### Problem description:
Reproduce every line of the listing as written, apart from the pictures.

### Given material:
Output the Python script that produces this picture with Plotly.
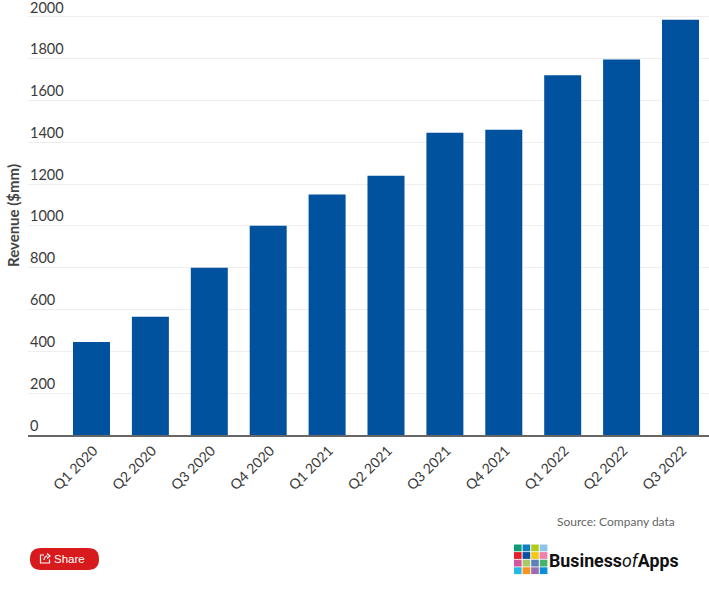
import plotly.graph_objects as go

W = 709
H = 589

quarters = ["Q1 2020", "Q2 2020", "Q3 2020", "Q4 2020", "Q1 2021", "Q2 2021",
            "Q3 2021", "Q4 2021", "Q1 2022", "Q2 2022", "Q3 2022"]
revenue = [445, 565, 800, 1000, 1150, 1240, 1445, 1460, 1720, 1795, 1985]
y_ticks = [0, 200, 400, 600, 800, 1000, 1200, 1400, 1600, 1800, 2000]

logo_colors = [
    ["#0f9b76", "#1080c4", "#b3cc1a", "#8fc4ea"],
    ["#e0202c", "#0b4ea2", "#f5c915", "#f07fb0"],
    ["#d1559f", "#a8c96a", "#5f7fb8", "#45b36b"],
    ["#25b8e8", "#f7941d", "#9a6db0", "#0a8fd6"],
]


# page pixels -> paper coords (margins are zero so paper is the whole page)
def px(x):
    return x / W


def py(y):
    return 1 - y / H


fig = go.Figure()
fig.add_trace(go.Bar(
    x=list(range(len(quarters))),
    y=revenue,
    marker=dict(color="#00519e", line=dict(width=0)),
    width=0.628,
    hoverinfo="skip",
))

shapes = []
# logo squares
for r, row in enumerate(logo_colors):
    for c, col in enumerate(row):
        x0 = 514 + c * 8.6
        y0 = 544.5 + r * 7.6
        shapes.append(dict(type="rect", xref="paper", yref="paper", layer="above",
                           x0=px(x0), x1=px(x0 + 7.6), y0=py(y0), y1=py(y0 + 6.8),
                           fillcolor=col, line=dict(width=0)))

# share button
btn_l, btn_r, btn_t, btn_b, rad = 30, 99, 548, 570, 11
btn_path = (
    f"M {px(btn_l + rad)} {py(btn_t)} L {px(btn_r - rad)} {py(btn_t)} "
    f"Q {px(btn_r)} {py(btn_t)} {px(btn_r)} {py(btn_t + rad)} "
    f"Q {px(btn_r)} {py(btn_b)} {px(btn_r - rad)} {py(btn_b)} "
    f"L {px(btn_l + rad)} {py(btn_b)} "
    f"Q {px(btn_l)} {py(btn_b)} {px(btn_l)} {py(btn_t + rad)} "
    f"Q {px(btn_l)} {py(btn_t)} {px(btn_l + rad)} {py(btn_t)} Z"
)
shapes.append(dict(type="path", xref="paper", yref="paper", path=btn_path,
                   fillcolor="#d71a1c", line=dict(width=0)))
# share icon
icon = (
    f"M {px(44)} {py(555)} L {px(40.5)} {py(555)} L {px(40.5)} {py(563)} "
    f"L {px(49.5)} {py(563)} L {px(49.5)} {py(559.5)} "
    f"M {px(44)} {py(560)} Q {px(44.5)} {py(556)} {px(47.5)} {py(556)} "
    f"M {px(47)} {py(553.5)} L {px(50)} {py(556)} L {px(47)} {py(558.5)}"
)
shapes.append(dict(type="path", xref="paper", yref="paper", path=icon,
                   line=dict(color="#ffffff", width=1.2)))

annotations = [
    dict(text="Revenue ($mm)", x=px(13), y=py(216), xref="paper", yref="paper",
         xanchor="center", yanchor="middle", textangle=-90, showarrow=False,
         font=dict(family="Lato", size=15, color="#444444", weight="bold")),
    dict(text="Source: Company data", x=px(677), y=py(521), xref="paper", yref="paper",
         xanchor="right", yanchor="middle", showarrow=False,
         font=dict(family="Lato", size=12, color="#666666")),
    dict(text="Share", x=px(69.5), y=py(559), xref="paper", yref="paper",
         xanchor="center", yanchor="middle", showarrow=False,
         font=dict(family="Liberation Sans", size=11.5, color="#ffffff")),
    dict(text="<b>Business</b><i>of</i><b>Apps</b>", x=px(681), y=py(560), xref="paper",
         yref="paper", xanchor="right", yanchor="middle", showarrow=False,
         font=dict(family="Roboto", size=17.8, color="#111111")),
]

# y labels sit on top of the gridlines; as axis labels the 2000 one gets dropped
for v in y_ticks:
    annotations.append(dict(text=str(v), x=px(27.5), y=v, xref="paper", yref="y",
                            xanchor="left", yanchor="bottom", showarrow=False,
                            yshift=-1.5 if v == y_ticks[-1] else -0.5,
                            font=dict(family="Lato", size=14.5, color="#3a3a3a")))

fig.update_layout(
    width=W,
    height=H,
    margin=dict(l=0, r=0, t=0, b=0),
    paper_bgcolor="#ffffff",
    plot_bgcolor="#ffffff",
    showlegend=False,
    shapes=shapes,
    annotations=annotations,
    xaxis=dict(
        domain=[px(28), 1],
        range=[-1.078, 10.484],
        tickvals=list(range(len(quarters))),
        ticktext=quarters,
        tickangle=-45,
        ticklabelshift=2,
        ticks="",
        showgrid=False,
        showline=True,
        linecolor="#666666",
        linewidth=2,
        zeroline=False,
        tickfont=dict(family="Lato", size=14, color="#3a3a3a"),
    ),
    yaxis=dict(
        domain=[py(435), 1],
        range=[0, 2080],
        tickvals=y_ticks,
        showticklabels=False,
        ticks="",
        showgrid=True,
        gridcolor="#eeeeee",
        gridwidth=1,
        zeroline=False,
        showline=False,
    ),
)

fig.write_html("out.html", config=dict(displayModeBar=False),
               post_script="document.body.style.margin='0';")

### Solved problem:
Output the Python script that produces this picture with Plotly.
import plotly.graph_objects as go

W = 709
H = 589

quarters = ["Q1 2020", "Q2 2020", "Q3 2020", "Q4 2020", "Q1 2021", "Q2 2021",
            "Q3 2021", "Q4 2021", "Q1 2022", "Q2 2022", "Q3 2022"]
revenue = [445, 565, 800, 1000, 1150, 1240, 1445, 1460, 1720, 1795, 1985]
y_ticks = [0, 200, 400, 600, 800, 1000, 1200, 1400, 1600, 1800, 2000]

logo_colors = [
    ["#0f9b76", "#1080c4", "#b3cc1a", "#8fc4ea"],
    ["#e0202c", "#0b4ea2", "#f5c915", "#f07fb0"],
    ["#d1559f", "#a8c96a", "#5f7fb8", "#45b36b"],
    ["#25b8e8", "#f7941d", "#9a6db0", "#0a8fd6"],
]


# page pixels -> paper coords (margins are zero so paper is the whole page)
def px(x):
    return x / W


def py(y):
    return 1 - y / H


fig = go.Figure()
fig.add_trace(go.Bar(
    x=list(range(len(quarters))),
    y=revenue,
    marker=dict(color="#00519e", line=dict(width=0)),
    width=0.628,
    hoverinfo="skip",
))

shapes = []
# logo squares
for r, row in enumerate(logo_colors):
    for c, col in enumerate(row):
        x0 = 514 + c * 8.6
        y0 = 544.5 + r * 7.6
        shapes.append(dict(type="rect", xref="paper", yref="paper", layer="above",
                           x0=px(x0), x1=px(x0 + 7.6), y0=py(y0), y1=py(y0 + 6.8),
                           fillcolor=col, line=dict(width=0)))

# share button
btn_l, btn_r, btn_t, btn_b, rad = 30, 99, 548, 570, 11
btn_path = (
    f"M {px(btn_l + rad)} {py(btn_t)} L {px(btn_r - rad)} {py(btn_t)} "
    f"Q {px(btn_r)} {py(btn_t)} {px(btn_r)} {py(btn_t + rad)} "
    f"Q {px(btn_r)} {py(btn_b)} {px(btn_r - rad)} {py(btn_b)} "
    f"L {px(btn_l + rad)} {py(btn_b)} "
    f"Q {px(btn_l)} {py(btn_b)} {px(btn_l)} {py(btn_t + rad)} "
    f"Q {px(btn_l)} {py(btn_t)} {px(btn_l + rad)} {py(btn_t)} Z"
)
shapes.append(dict(type="path", xref="paper", yref="paper", path=btn_path,
                   fillcolor="#d71a1c", line=dict(width=0)))
# share icon
icon = (
    f"M {px(44)} {py(555)} L {px(40.5)} {py(555)} L {px(40.5)} {py(563)} "
    f"L {px(49.5)} {py(563)} L {px(49.5)} {py(559.5)} "
    f"M {px(44)} {py(560)} Q {px(44.5)} {py(556)} {px(47.5)} {py(556)} "
    f"M {px(47)} {py(553.5)} L {px(50)} {py(556)} L {px(47)} {py(558.5)}"
)
shapes.append(dict(type="path", xref="paper", yref="paper", path=icon,
                   line=dict(color="#ffffff", width=1.2)))

annotations = [
    dict(text="Revenue ($mm)", x=px(13), y=py(216), xref="paper", yref="paper",
         xanchor="center", yanchor="middle", textangle=-90, showarrow=False,
         font=dict(family="Lato", size=15, color="#444444", weight="bold")),
    dict(text="Source: Company data", x=px(677), y=py(521), xref="paper", yref="paper",
         xanchor="right", yanchor="middle", showarrow=False,
         font=dict(family="Lato", size=12, color="#666666")),
    dict(text="Share", x=px(69.5), y=py(559), xref="paper", yref="paper",
         xanchor="center", yanchor="middle", showarrow=False,
         font=dict(family="Liberation Sans", size=11.5, color="#ffffff")),
    dict(text="<b>Business</b><i>of</i><b>Apps</b>", x=px(681), y=py(560), xref="paper",
         yref="paper", xanchor="right", yanchor="middle", showarrow=False,
         font=dict(family="Roboto", size=17.8, color="#111111")),
]

# y labels sit on top of the gridlines; as axis labels the 2000 one gets dropped
for v in y_ticks:
    annotations.append(dict(text=str(v), x=px(27.5), y=v, xref="paper", yref="y",
                            xanchor="left", yanchor="bottom", showarrow=False,
                            yshift=-1.5 if v == y_ticks[-1] else -0.5,
                            font=dict(family="Lato", size=14.5, color="#3a3a3a")))

fig.update_layout(
    width=W,
    height=H,
    margin=dict(l=0, r=0, t=0, b=0),
    paper_bgcolor="#ffffff",
    plot_bgcolor="#ffffff",
    showlegend=False,
    shapes=shapes,
    annotations=annotations,
    xaxis=dict(
        domain=[px(28), 1],
        range=[-1.078, 10.484],
        tickvals=list(range(len(quarters))),
        ticktext=quarters,
        tickangle=-45,
        ticklabelshift=2,
        ticks="",
        showgrid=False,
        showline=True,
        linecolor="#666666",
        linewidth=2,
        zeroline=False,
        tickfont=dict(family="Lato", size=14, color="#3a3a3a"),
    ),
    yaxis=dict(
        domain=[py(435), 1],
        range=[0, 2080],
        tickvals=y_ticks,
        showticklabels=False,
        ticks="",
        showgrid=True,
        gridcolor="#eeeeee",
        gridwidth=1,
        zeroline=False,
        showline=False,
    ),
)

fig.write_html("out.html", config=dict(displayModeBar=False),
               post_script="document.body.style.margin='0';")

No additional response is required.